One of the clearest affirmations of her career path comes through suicide prevention training. Adkins has trained more than 1,500 educators and community members across rural Southern Oregon, plus several hundred more in other prevention-related programs. “Watching participants move from uncertainty to confidence in supporting someone experiencing suicidal thoughts is incredibly meaningful,” she shared. In rural communities where access to services is limited, building local capacity becomes transformative. The impact, she explained, “creates a ripple effect that extends far beyond the training room.”
Even amid professional demands, Adkins’ time in graduate school was shaped by the friendships and support systems that helped her navigate complexity. As a nontraditional student balancing leadership responsibility, parenting a large, blended family, and the uncertainty of early COVID‑19, the academic journey felt especially intense. Statistics classes that were moved online mid-semester due to the pandemic, proved especially challenging. But a small study group that formed organically became “both academic support and steady encouragement during a difficult time.” Those peers remain close friends, a testament to the cohort model she valued deeply throughout the College of Education.
Higher education, Adkins believes, carries both privilege and responsibility. As a Ford ReStart Scholar, she felt a strong sense of stewardship. “The value of higher education isn’t about credentials; it’s about the ripple effects,” she said. The students supported, the educators trained, the systems strengthened, all represent the broader impact of her work, even if many of those outcomes are ones she will never witness directly.
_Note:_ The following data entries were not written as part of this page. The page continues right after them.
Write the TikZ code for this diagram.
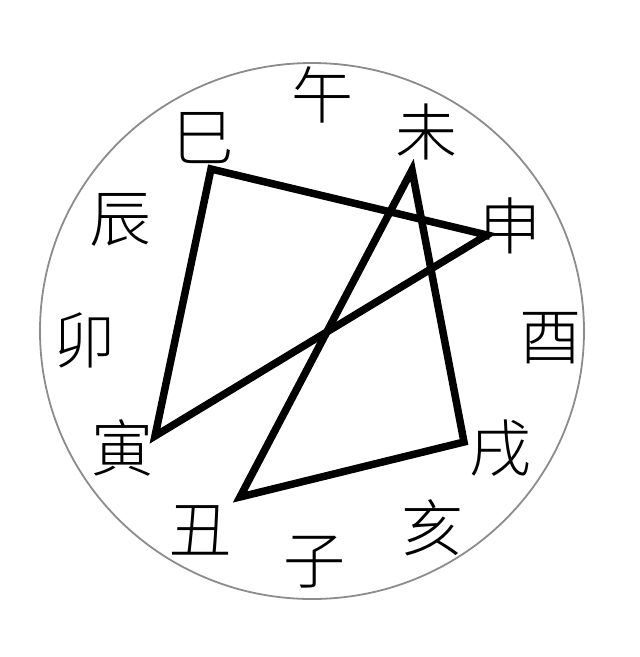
\documentclass[tikz,border=0pt]{standalone}
\usepackage{fontspec}
\newfontfamily\cjk{Noto Sans CJK SC Light}
\begin{document}
\begin{tikzpicture}[x=1pt,y=-1pt,
  lbl/.style={font=\cjk\fontsize{62}{62}\selectfont, inner sep=0pt, text=black},
  tri/.style={line width=7.5pt, line join=miter, draw=black},
  rim/.style={draw=black!45, line width=1.8pt}]
\useasboundingbox (0,0) rectangle (640,657);
\fill[white] (0,0) rectangle (640,657);
\draw[rim] (312,331) ellipse [x radius=272, y radius=268];
% labels
\node[lbl] (wu) at (322,95) {午};
\node[lbl] (wei) at (426,132) {未};
\node[lbl] (si) at (203,138) {巳};
\node[lbl] (shen) at (510,226) {申};
\node[lbl] (chen) at (120,220) {辰};
\node[lbl] (mao) at (84,340) {卯};
\node[lbl] (you) at (550,338) {酉};
\node[lbl] (yin) at (122,448) {寅};
\node[lbl] (xu) at (500,448) {戌};
\node[lbl] (chou) at (200,530) {丑};
\node[lbl] (zi) at (314,562) {子};
\node[lbl] (hai) at (432,528) {亥};
% triangle vertices
\coordinate (vsi) at (211,169);
\coordinate (vshen) at (487,235);
\coordinate (vyin) at (155,436);
\coordinate (vwei) at (412,170);
\coordinate (vxu) at (464,442);
\coordinate (vchou) at (240,497);
\draw[tri] (vsi) -- (vshen) -- (vyin) -- cycle;
\draw[tri] (vwei) -- (vxu) -- (vchou) -- cycle;
\end{tikzpicture}
\end{document}
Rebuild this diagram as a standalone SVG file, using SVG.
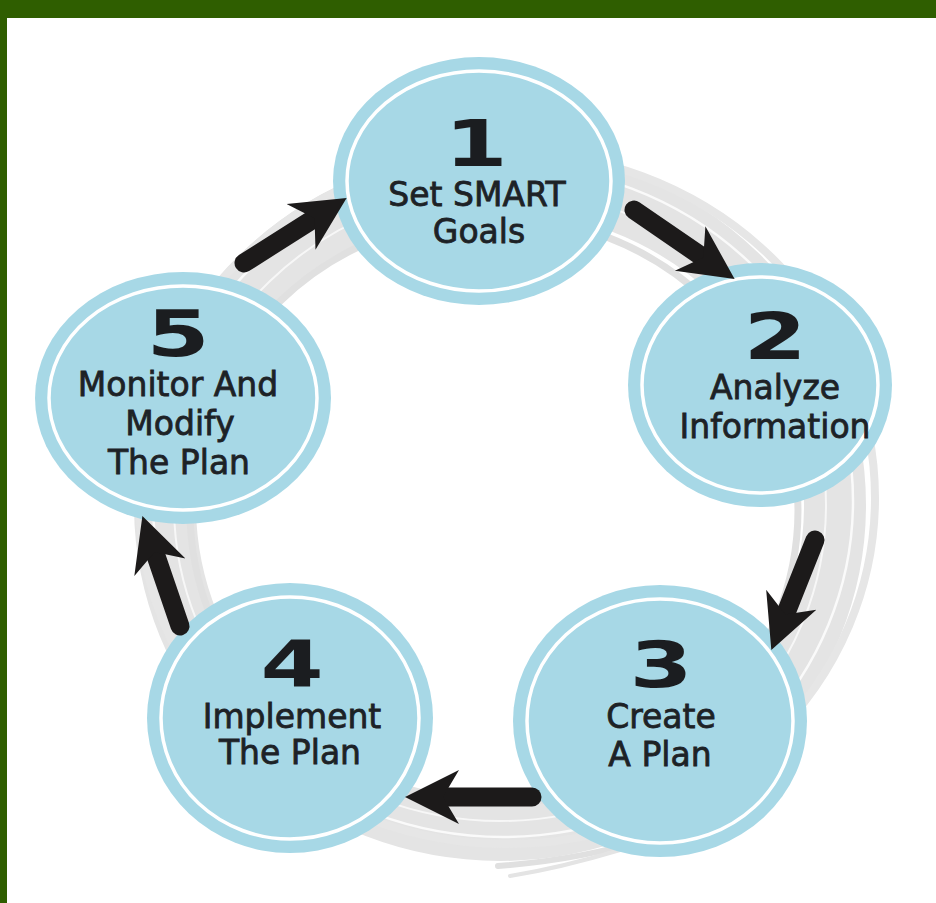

Her experiences at the University of Oregon also shaped her thinking about leadership. The Graduate Certificate in Nonprofit Management added a practical dimension, helping her translate research into sustainable systems. “Together,” she reflected, her programs “shaped my trajectory from direct service into broader systems-building focused on rural workforce capacity and long-term community wellbeing.”
Like many nontraditional students, Adkins once wrestled with imposter syndrome. She remembers vividly the first time a professor named it openly in class. “I had never heard the term before but suddenly felt seen,” she said. If she could advise her younger self, she would say: “Trust yourself and trust the process. Your nontraditional path is not lesser.”
Looking ahead, Adkins hopes to continue working at the intersection of rural education, public health, and behavioral health by designing systems that support generational wellbeing beyond the life of any one grant. She is especially focused on building prevention-centered models that prioritize wellness rather than reacting only to crisis. Sustainability, too, is a personal goal. “Preventing personal burnout is part of prevention practice,” she noted. She continues deepening her expertise in program evaluation and intentional leadership.
Even now, when she returns to campus, the College of Education building still brings “a sense of peace, grounding, growth, challenge, and belonging all at once.” It represents the beginning of a journey that shaped not only her career, but her understanding of how one person can help create systems that sustain entire communities. For Adkins, prevention is not just a profession. It is the foundation of a life dedicated to connection, courage, and long-term community wellness.